Em entrevista, Renato Dorgan analisa as eleições 2020
Não bastassem as incertezas sobre a data de realização das eleições, a crise financeira gerada pela pandemia da COVID-19 também causou fortes impactos no uso da internet no Brasil. É o que avalia Renato Dorgan, estrategista eleitoral e especialista em pesquisas de opinião pública, a quem o portal Eleições Brasil entrevistou por telefone, com o objetivo de analisar o cenário das eleições 2020.
Segundo Dorgan, diferentemente de 2016 e 2018, 2020 vai ser um ano em que a TV será mais importante, não apenas pelo fato das pessoas estarem mais em casa, mas também pelo aumento da inadimplência dos consumidores de pacotes de dados e pela limitada oferta de Wi-Fi gratuito no Brasil. Ele aponta que a dificuldade do acesso à internet será bem maior entre as classes de menor renda, conforme demonstram estudos sobre o endividamento dos brasileiros.
Eleições Brasil – Em que medida a pandemia mudou os hábitos de consumo de informação dos brasileiros?
Renato Dorgan – Mudou de forma significativa. A TV voltou a ficar em destaque. Na pandemia a TV cresceu em audiência. A rede Globo, por exemplo, voltou a ter alguns índices de audiência que não tinha desde o final da década de 90. O Jornal Nacional está dando picos de audiência à noite. Creio que essa tendência vai se consolidar, talvez não com a força que já teve, mas é indiscutível o fortalecimento da TV.
EB – E o acesso às redes sociais, também não cresceu?

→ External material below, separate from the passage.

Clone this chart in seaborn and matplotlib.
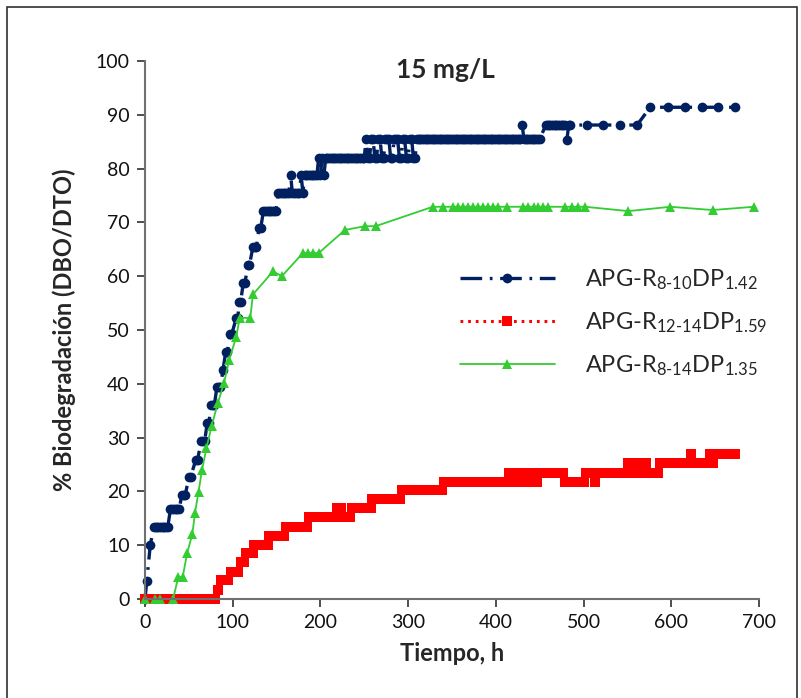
import numpy as np
import pandas as pd
import matplotlib
matplotlib.use("Agg")
import matplotlib.pyplot as plt
import seaborn as sns
from matplotlib.patches import Rectangle

# ---- APG-R8-10 DP1.42 : level (%) held over readings taken every 2 h ----
apg810_from = [0, 2, 6, 10, 29, 42, 50, 58, 64, 71, 75, 82, 89, 92, 97, 104, 107, 112, 117, 123,
               130, 135, 152, 166, 168, 178, 180, 182, 198, 200, 202, 204, 206, 252, 254, 258, 262,
               266, 270, 274, 280, 284, 290, 294, 298, 302, 306, 310, 312, 430, 432, 457, 481, 483,
               504, 522, 541, 561, 576, 596, 616, 635, 653, 673]
apg810_to = [0, 2, 6, 27, 39, 46, 53, 61, 68, 73, 79, 86, 90, 94, 99, 106, 109, 114, 119, 127,
             132, 149, 164, 166, 176, 178, 180, 196, 198, 200, 202, 204, 250, 252, 256, 260, 264,
             268, 272, 278, 282, 288, 292, 296, 300, 304, 308, 310, 428, 430, 451, 479, 481, 485,
             504, 522, 541, 561, 576, 596, 616, 635, 653, 673]
apg810_level = [0, 3.3, 10.0, 13.4, 16.7, 19.4, 22.7, 25.9, 29.4, 32.7, 36.0, 39.4, 42.6, 45.9, 49.3,
                52.2, 55.2, 58.7, 62.0, 65.4, 69.0, 72.1, 75.5, 78.8, 75.5, 78.8, 75.5, 78.8, 82.0,
                78.8, 82.0, 78.8, 82.0, 85.5, 82.0, 85.5, 82.0, 85.5, 82.0, 85.5, 82.0, 85.5, 82.0,
                85.5, 82.0, 85.5, 82.0, 85.5, 85.5, 88.1, 85.5, 88.1, 85.3, 88.1,
                88.1, 88.1, 88.1, 88.1, 91.4, 91.4, 91.4, 91.4, 91.4, 91.4]

# ---- APG-R12-14 DP1.59 ----
apg1214_from = [0, 83, 87, 98, 109, 115, 124, 141, 161, 187, 219, 226, 236, 259, 293, 341, 415, 417,
                425, 429, 439, 445, 449, 479, 503, 513, 517, 551, 559, 567, 573, 587, 622, 626,
                644, 646, 651]
apg1214_to = [80, 83, 95, 107, 113, 123, 140, 159, 185, 217, 223, 234, 258, 292, 339, 413, 415, 423,
              427, 437, 443, 447, 477, 501, 507, 513, 549, 557, 565, 571, 585, 620, 622, 642,
              644, 649, 673]
apg1214_level = [0, 1.7, 3.5, 5.0, 6.8, 8.5, 10.1, 11.8, 13.4, 15.2, 16.9, 15.2, 16.9, 18.5, 20.2,
                 21.8, 23.5, 21.8, 23.5, 21.8, 23.5, 21.8, 23.5, 21.8, 23.5, 21.8, 23.5, 25.2,
                 23.5, 25.2, 23.5, 25.2, 26.9, 25.2, 26.9, 25.2, 26.9]

# ---- APG-R8-14 DP1.35 : individual readings ----
apg814_t = [0, 11, 17, 32, 38, 43, 48, 54, 57, 61, 65, 70, 76, 83, 90, 96, 104, 108, 120, 123,
            146, 156, 180, 186, 192, 198, 228, 251, 263, 328, 340, 351, 357, 363, 368, 374, 380,
            385, 391, 397, 402, 413, 431, 437, 443, 448, 454, 460, 479, 487, 494, 502, 551, 599,
            647, 694]
apg814_v = [0, 0, 0, 0, 4.1, 4.1, 8.5, 12.1, 16.0, 19.9, 24.0, 28.0, 32.2, 36.4, 40.1, 44.5, 48.7,
            52.3, 52.2, 56.6, 60.9, 60.0, 64.3, 64.3, 64.3, 64.3, 68.6, 69.3, 69.3, 72.9, 72.9,
            72.9, 72.9, 72.9, 72.9, 72.9, 72.9, 72.9, 72.9, 72.9, 72.9, 72.9, 72.9, 72.9, 72.9,
            72.9, 72.9, 72.9, 72.9, 72.9, 72.9, 72.9, 72.1, 72.9, 72.3, 72.9]

x_ticks = [0, 100, 200, 300, 400, 500, 600, 700]
y_ticks = [0, 10, 20, 30, 40, 50, 60, 70, 80, 90, 100]

labels = [r"APG-R$_{\text{8-10}}$DP$_{\text{1.42}}$",
          r"APG-R$_{\text{12-14}}$DP$_{\text{1.59}}$",
          r"APG-R$_{\text{8-14}}$DP$_{\text{1.35}}$"]


def readings(t_from, t_to, level, step=2):
    """List every reading of a run-length table (level held between t_from and t_to)."""
    t, v = [], []
    for a, b, y in zip(t_from, t_to, level):
        pts = np.arange(a, b + 0.5, step)
        t.extend(pts.tolist())
        v.extend([y] * len(pts))
    return pd.DataFrame({"t": t, "v": v})


blue = readings(apg810_from, apg810_to, apg810_level)
red = readings(apg1214_from, apg1214_to, apg1214_level)
green = pd.DataFrame({"t": apg814_t, "v": apg814_v})

sns.set_style("ticks")
plt.rcParams["font.family"] = ["Lato", "DejaVu Sans"]
plt.rcParams["mathtext.fontset"] = "custom"
plt.rcParams["mathtext.rm"] = "Lato"
plt.rcParams["mathtext.it"] = "Lato:italic"
plt.rcParams["mathtext.bf"] = "Lato:bold"

fig = plt.figure(figsize=(8.01, 6.98), dpi=100)
ax = fig.add_axes([145 / 801, 1 - 599 / 698, 614 / 801, 538 / 698])

navy, red_c, green_c = "#002060", "#FF0000", "#33CC33"

sns.lineplot(data=blue, x="t", y="v", ax=ax, sort=False, estimator=None, color=navy,
             marker="o", markersize=7, markeredgewidth=0, linewidth=2.4,
             linestyle=(0, (6.5, 2.3, 0.8, 2.3)), label=labels[0], clip_on=False)
sns.lineplot(data=red, x="t", y="v", ax=ax, sort=False, estimator=None, color=red_c,
             marker="s", markersize=6.8, markeredgewidth=0, linewidth=2.2,
             linestyle=(0, (0.9, 1.6)), label=labels[1], clip_on=False)
sns.lineplot(data=green, x="t", y="v", ax=ax, sort=False, estimator=None, color=green_c,
             marker="^", markersize=7, markeredgewidth=0, linewidth=1.3,
             label=labels[2], clip_on=False)

ax.set_xlim(0, 700)
ax.set_ylim(0, 100)
ax.set_xticks(x_ticks)
ax.set_yticks(y_ticks)
ax.tick_params(axis="both", labelsize=14, length=6, width=1.3, color="#404040",
               direction="out", labelcolor="#111111", pad=5)
for side in ("top", "right"):
    ax.spines[side].set_visible(False)
for side in ("left", "bottom"):
    ax.spines[side].set_color("#707070")
    ax.spines[side].set_linewidth(1.5)

ax.set_xlabel("Tiempo, h", fontsize=17, fontweight="bold", labelpad=8)
ax.set_ylabel("% Biodegradación (DBO/DTO)", fontsize=17, fontweight="bold", labelpad=14)
ax.text(343, 98.3, "15 mg/L", fontsize=19, fontweight="bold", ha="center", va="center")

leg = ax.legend(loc="center left", bbox_to_anchor=(0.494, 0.513), frameon=False, fontsize=17,
                handlelength=4.0, handletextpad=1.3, labelspacing=0.78, borderpad=0,
                numpoints=1)

fig.patches.append(Rectangle((7 / 801, -0.02), 790 / 801, 1 - 7 / 698 + 0.02,
                             transform=fig.transFigure, fill=False, edgecolor="#303030",
                             linewidth=1.2))

fig.savefig("out.png", dpi=100)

RD – Cresceu, sobretudo para parte das classes mais abastadas, mas as classes C e D/E passaram a ter muito mais dificuldade no acesso às redes sociais. Há uma crise financeira no Brasil e custo dos pacotes de dados não é barato. Em um cenário de crescimento do desemprego e de retração da economia informal, para não cortar o arroz e o feijão, muitas pessoas tiveram que cortar gastos com internet, TV a cabo e afins. Já houve períodos recentes em que os casos de inadimplência no consumo de internet chegaram a mais de 50% dos clientes e, infelizmente, não temos acesso ao Wi-Fi gratuito na imensa maioria das cidades.

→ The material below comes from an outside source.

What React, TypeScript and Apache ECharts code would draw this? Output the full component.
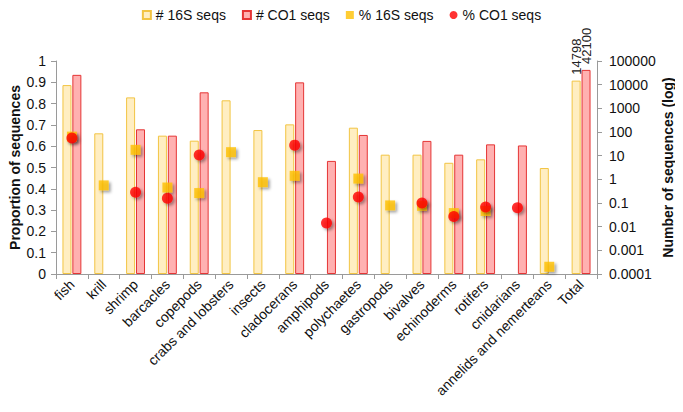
import React, { useEffect, useRef } from 'react';
import * as echarts from 'echarts';

const categories = [
  'fish', 'krill', 'shrimp', 'barcacles', 'copepods', 'crabs and lobsters', 'insects',
  'cladocerans', 'amphipods', 'polychaetes', 'gastropods', 'bivalves', 'echinoderms',
  'rotifers', 'cnidarians', 'annelids and nemerteans', 'Total',
];

// Number of sequences (right, log axis)
const count16S: (number | null)[] = [9600, 88, 2900, 70, 43, 2180, 121, 210, null, 152, 11, 11, 5, 7, null, 3, 14798];
const countCO1: (number | null)[] = [26000, null, 130, 70, 4750, null, null, 12500, 6, 75, null, 42, 11, 30, 27, null, 42100];

// Proportion of sequences (left axis)
const pct16S: (number | null)[] = [0.645, 0.416, 0.583, 0.406, 0.38, 0.572, 0.431, 0.461, null, 0.448, 0.322, 0.32, 0.286, 0.296, null, 0.034, null];
const pctCO1: (number | null)[] = [0.638, null, 0.384, 0.356, 0.559, null, null, 0.605, 0.239, 0.361, null, 0.333, 0.27, 0.315, 0.311, null, null];

const leftTicks = { min: 0, max: 1, interval: 0.1 };
const rightTicks = { min: 0.0001, max: 100000 };

const FONT = "'Liberation Sans', Arial, sans-serif";

export default function App() {
  const ref = useRef<HTMLDivElement>(null);
  useEffect(() => {
    if (!ref.current) return;
    const chart = echarts.init(ref.current, undefined, { renderer: 'svg' });
    const last = categories.length - 1;
    const totalLabel = {
      show: true,
      position: 'top',
      rotate: 90,
      align: 'left',
      verticalAlign: 'middle',
      distance: 6,
      color: '#222',
      fontSize: 13,
      fontFamily: FONT,
    };
    const barData = (arr: (number | null)[]) =>
      arr.map((v, i) => (v == null ? '-' : i === last ? { value: v, label: totalLabel } : v));
    const ptData = (arr: (number | null)[]) => arr.map((v) => (v == null ? '-' : v));
    const shadow = {
      shadowColor: 'rgba(0,0,0,0.45)',
      shadowBlur: 3,
      shadowOffsetX: 2,
      shadowOffsetY: 2,
    };
    const axisLineGray = { color: '#9a9a9a' };
    chart.setOption({
      animation: false,
      textStyle: { fontFamily: FONT },
      legend: {
        top: 0,
        left: 'center',
        padding: 0,
        itemWidth: 8,
        itemHeight: 8,
        itemGap: 16,
        textStyle: { fontSize: 14, lineHeight: 14, color: '#111', fontFamily: FONT },
        data: [
          { name: '# 16S seqs', icon: 'rect' },
          { name: '# CO1 seqs', icon: 'rect' },
          { name: '% 16S seqs', icon: 'rect' },
          { name: '% CO1 seqs', icon: 'circle' },
        ],
      },
      grid: { left: 48, right: 78, top: 53, bottom: 130, outerBoundsMode: 'none', containLabel: false },
      xAxis: {
        type: 'category',
        data: categories,
        axisLine: { lineStyle: axisLineGray },
        axisTick: { show: true, lineStyle: axisLineGray, length: 5 },
        axisLabel: { rotate: 45, fontSize: 14, color: '#111', margin: 8, interval: 0, fontFamily: FONT },
      },
      yAxis: [
        {
          type: 'value',
          ...leftTicks,
          name: 'Proportion of sequences',
          nameLocation: 'middle',
          nameRotate: 90,
          nameGap: 34,
          nameMoveOverlap: false,
          nameTextStyle: { fontWeight: 'bold', fontSize: 14, color: '#111', fontFamily: FONT },
          axisLine: { show: true, lineStyle: axisLineGray },
          axisTick: { show: true, lineStyle: axisLineGray, length: 5 },
          axisLabel: { fontSize: 14, color: '#111', margin: 10, fontFamily: FONT },
          splitLine: { show: false },
        },
        {
          type: 'log',
          logBase: 10,
          ...rightTicks,
          startValue: rightTicks.min,
          position: 'right',
          name: 'Number of sequences (log)',
          nameLocation: 'middle',
          nameRotate: 90,
          nameGap: 64,
          nameMoveOverlap: false,
          nameTextStyle: { fontWeight: 'bold', fontSize: 14, color: '#111', fontFamily: FONT },
          axisLine: { show: true, lineStyle: axisLineGray },
          axisTick: { show: true, lineStyle: axisLineGray, length: 5 },
          axisLabel: {
            fontSize: 14,
            color: '#111',
            margin: 12,
            fontFamily: FONT,
            formatter: (v: number) => (v >= 1 ? String(Math.round(v)) : String(parseFloat(v.toPrecision(1)))),
          },
          splitLine: { show: false },
        },
      ],
      series: [
        {
          name: '# 16S seqs',
          type: 'bar',
          yAxisIndex: 1,
          barWidth: 9,
          barGap: '10%',
          data: barData(count16S),
          itemStyle: { color: '#FFEEC2', borderColor: '#F2C443', borderWidth: 1 },
        },
        {
          name: '# CO1 seqs',
          type: 'bar',
          yAxisIndex: 1,
          barWidth: 9,
          barGap: '10%',
          data: barData(countCO1),
          itemStyle: { color: '#FFB1B1', borderColor: '#E53535', borderWidth: 1 },
        },
        {
          name: '% 16S seqs',
          type: 'scatter',
          yAxisIndex: 0,
          symbol: 'rect',
          symbolSize: 10,
          data: ptData(pct16S),
          itemStyle: { color: '#FFC000', ...shadow },
          z: 3,
        },
        {
          name: '% CO1 seqs',
          type: 'scatter',
          yAxisIndex: 0,
          symbol: 'circle',
          symbolSize: 11,
          data: ptData(pctCO1),
          itemStyle: { color: '#FF0000', ...shadow },
          z: 4,
        },
      ],
    });
    return () => chart.dispose();
  }, []);
  return <div ref={ref} style={{ width: 667, height: 396 }} />;
}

EB – Muito se falou em “eleições digitais”, do peso da internet no processo eleitoral deste ano. Como fica o quadro após a pandemia?
RD – Voltamos à questão central que é a crise financeira. Muitas pessoas para conseguirem manter seu acesso à internet vão ter pacotes reduzidos e, portanto, não vão querer se ocupar com questões políticas. Vão focar em entretenimento e diversão, futebol, bastidores da TV, memes etc. Então a televisão volta com força. Os programas eleitorais vão voltar a ter muita importância e as inserções ao longo da programação também.
EB – Há na Câmara dos Deputados uma proposta de ampliação do tempo da propaganda de TV. Qual a sua avaliação a respeito?
RD – Observo que a maioria das prefeituras das médias e grandes cidades – onde há emissoras de TV – foram bem na pandemia. Então, mais tempo de propaganda tende a beneficiar mais às oposições do que a quem está no poder. Quem está na oposição precisa de mais espaços. Se o opositor tiver um bom arco de alianças partidárias e um bom tempo de TV, vai criar maior dificuldade para o seu adversário.
Ressalto que a televisão para as classes baixas será muito mais importante do que nas duas últimas eleições. A mídia digital continuará muito forte, principalmente nas classes A e B, abrangendo até a classe C1. A partir das classes C2 e D/E – que juntas representam mais de 55% da população brasileira – haverá uma queda significativa nos acessos, por conta do problema econômico que o Brasil está vivendo e vai sofrer muito mais no segundo semestre.